## BEGIN Data excerpt

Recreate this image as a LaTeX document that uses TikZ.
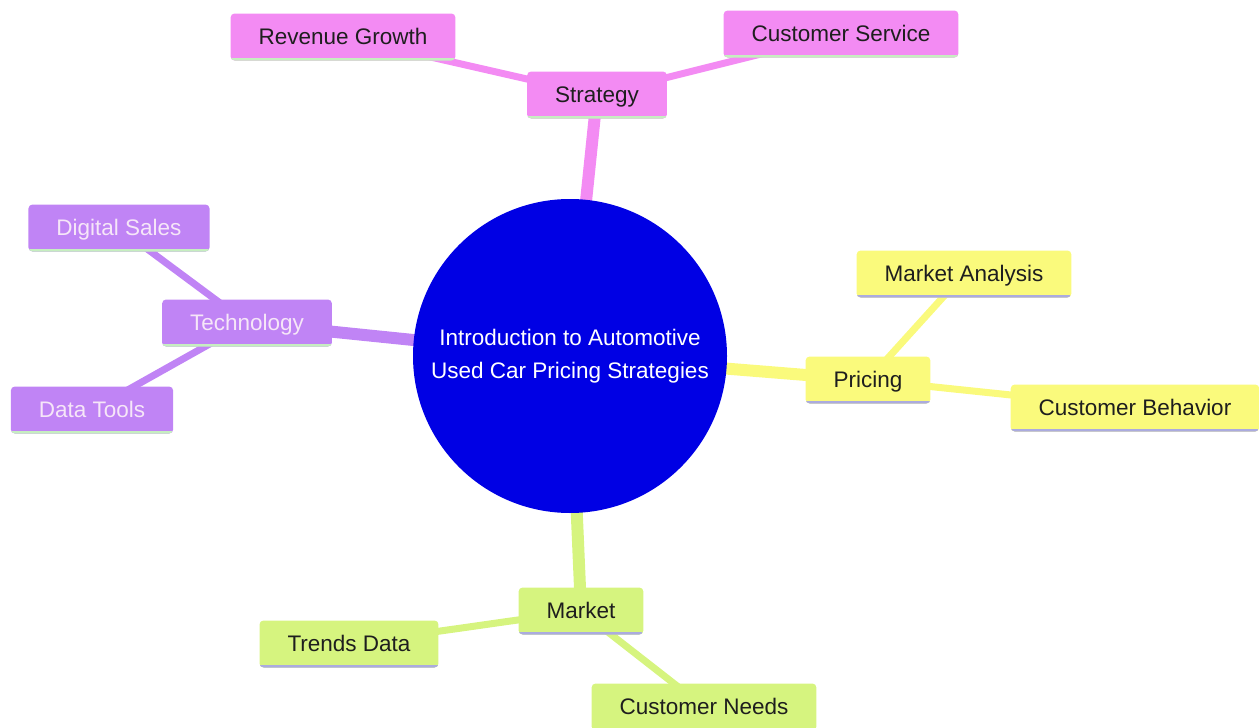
\documentclass[tikz,border=0pt]{standalone}
\usepackage{fontspec}
\setmainfont{Liberation Sans}
\usetikzlibrary{backgrounds}
\definecolor{rootblue}{HTML}{0000E4}
\definecolor{pinkfill}{HTML}{F38BF3}
\definecolor{purplefill}{HTML}{C084F5}
\definecolor{yellowfill}{HTML}{FAFA7C}
\definecolor{greenfill}{HTML}{D6F47F}
\definecolor{mintline}{HTML}{C6EEC0}
\definecolor{lavline}{HTML}{ABABDF}
\definecolor{paletext}{HTML}{F6E6F8}
\definecolor{inktext}{HTML}{1E1E1E}
\begin{document}
\begin{tikzpicture}[x=1pt, y=-1pt, font=\fontsize{22.5}{33}\selectfont,
    box/.style n args={3}{rectangle, rounded corners=4pt, fill=#1, text=#3,
      minimum height=47pt, inner xsep=28pt, text height=20pt, text depth=4.5pt,
      path picture={\fill[#2, sharp corners] (path picture bounding box.south west)
        rectangle ([yshift=3pt]path picture bounding box.south east);}},
    trunk/.style={line width=12pt},
    twig/.style={line width=7pt}]
  \useasboundingbox (0,0) rectangle (1259,728);
  \node[circle, fill=rootblue, text=white, minimum size=314pt, align=center]
        (root) at (570,356) {Introduction to Automotive\\Used Car Pricing Strategies};
  % strategy
  \node[box={pinkfill}{mintline}{inktext}] (strategy) at (597,95) {Strategy};
  \node[box={pinkfill}{mintline}{inktext}] (revenue) at (343,37) {Revenue Growth};
  \node[box={pinkfill}{mintline}{inktext}] (service) at (841,34) {Customer Service};
  % technology
  \node[box={purplefill}{mintline}{paletext}] (tech) at (247,323) {Technology};
  \node[box={purplefill}{mintline}{paletext}] (digital) at (119,228) {Digital Sales};
  \node[box={purplefill}{mintline}{paletext}] (datatools) at (92,410) {Data Tools};
  % pricing
  \node[box={yellowfill}{lavline}{inktext}] (pricing) at (868,380) {Pricing};
  \node[box={yellowfill}{lavline}{inktext}] (analysis) at (964,274) {Market Analysis};
  \node[box={yellowfill}{lavline}{inktext}] (behavior) at (1135,408) {Customer Behavior};
  % market
  \node[box={greenfill}{lavline}{inktext}] (market) at (581,611) {Market};
  \node[box={greenfill}{lavline}{inktext}] (trends) at (349,644) {Trends Data};
  \node[box={greenfill}{lavline}{inktext}] (needs) at (704,707) {Customer Needs};
  \begin{scope}[on background layer]
    \draw[trunk, pinkfill] (root.center) -- (strategy.center);
    \draw[twig, pinkfill] (strategy.center) -- (revenue.center);
    \draw[twig, pinkfill] (strategy.center) -- (service.center);
    \draw[trunk, purplefill] (root.center) -- (tech.center);
    \draw[twig, purplefill] (tech.center) -- (digital.center);
    \draw[twig, purplefill] (tech.center) -- (datatools.center);
    \draw[trunk, yellowfill] (root.center) -- (pricing.center);
    \draw[twig, yellowfill] (pricing.center) -- (analysis.center);
    \draw[twig, yellowfill] (pricing.center) -- (behavior.center);
    \draw[trunk, greenfill] (root.center) -- (market.center);
    \draw[twig, greenfill] (market.center) -- (trends.center);
    \draw[twig, greenfill] (market.center) -- (needs.center);
  \end{scope}
\end{tikzpicture}
\end{document}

## END Data excerpt

Leave out the pictures and restate everything else word for word.

Recreate this image as a LaTeX document that uses TikZ.
\documentclass[tikz,border=0pt]{standalone}
\usepackage{fontspec}
\setmainfont{Liberation Sans}
\usetikzlibrary{backgrounds}
\definecolor{rootblue}{HTML}{0000E4}
\definecolor{pinkfill}{HTML}{F38BF3}
\definecolor{purplefill}{HTML}{C084F5}
\definecolor{yellowfill}{HTML}{FAFA7C}
\definecolor{greenfill}{HTML}{D6F47F}
\definecolor{mintline}{HTML}{C6EEC0}
\definecolor{lavline}{HTML}{ABABDF}
\definecolor{paletext}{HTML}{F6E6F8}
\definecolor{inktext}{HTML}{1E1E1E}
\begin{document}
\begin{tikzpicture}[x=1pt, y=-1pt, font=\fontsize{22.5}{33}\selectfont,
    box/.style n args={3}{rectangle, rounded corners=4pt, fill=#1, text=#3,
      minimum height=47pt, inner xsep=28pt, text height=20pt, text depth=4.5pt,
      path picture={\fill[#2, sharp corners] (path picture bounding box.south west)
        rectangle ([yshift=3pt]path picture bounding box.south east);}},
    trunk/.style={line width=12pt},
    twig/.style={line width=7pt}]
  \useasboundingbox (0,0) rectangle (1259,728);
  \node[circle, fill=rootblue, text=white, minimum size=314pt, align=center]
        (root) at (570,356) {Introduction to Automotive\\Used Car Pricing Strategies};
  % strategy
  \node[box={pinkfill}{mintline}{inktext}] (strategy) at (597,95) {Strategy};
  \node[box={pinkfill}{mintline}{inktext}] (revenue) at (343,37) {Revenue Growth};
  \node[box={pinkfill}{mintline}{inktext}] (service) at (841,34) {Customer Service};
  % technology
  \node[box={purplefill}{mintline}{paletext}] (tech) at (247,323) {Technology};
  \node[box={purplefill}{mintline}{paletext}] (digital) at (119,228) {Digital Sales};
  \node[box={purplefill}{mintline}{paletext}] (datatools) at (92,410) {Data Tools};
  % pricing
  \node[box={yellowfill}{lavline}{inktext}] (pricing) at (868,380) {Pricing};
  \node[box={yellowfill}{lavline}{inktext}] (analysis) at (964,274) {Market Analysis};
  \node[box={yellowfill}{lavline}{inktext}] (behavior) at (1135,408) {Customer Behavior};
  % market
  \node[box={greenfill}{lavline}{inktext}] (market) at (581,611) {Market};
  \node[box={greenfill}{lavline}{inktext}] (trends) at (349,644) {Trends Data};
  \node[box={greenfill}{lavline}{inktext}] (needs) at (704,707) {Customer Needs};
  \begin{scope}[on background layer]
    \draw[trunk, pinkfill] (root.center) -- (strategy.center);
    \draw[twig, pinkfill] (strategy.center) -- (revenue.center);
    \draw[twig, pinkfill] (strategy.center) -- (service.center);
    \draw[trunk, purplefill] (root.center) -- (tech.center);
    \draw[twig, purplefill] (tech.center) -- (digital.center);
    \draw[twig, purplefill] (tech.center) -- (datatools.center);
    \draw[trunk, yellowfill] (root.center) -- (pricing.center);
    \draw[twig, yellowfill] (pricing.center) -- (analysis.center);
    \draw[twig, yellowfill] (pricing.center) -- (behavior.center);
    \draw[trunk, greenfill] (root.center) -- (market.center);
    \draw[twig, greenfill] (market.center) -- (trends.center);
    \draw[twig, greenfill] (market.center) -- (needs.center);
  \end{scope}
\end{tikzpicture}
\end{document}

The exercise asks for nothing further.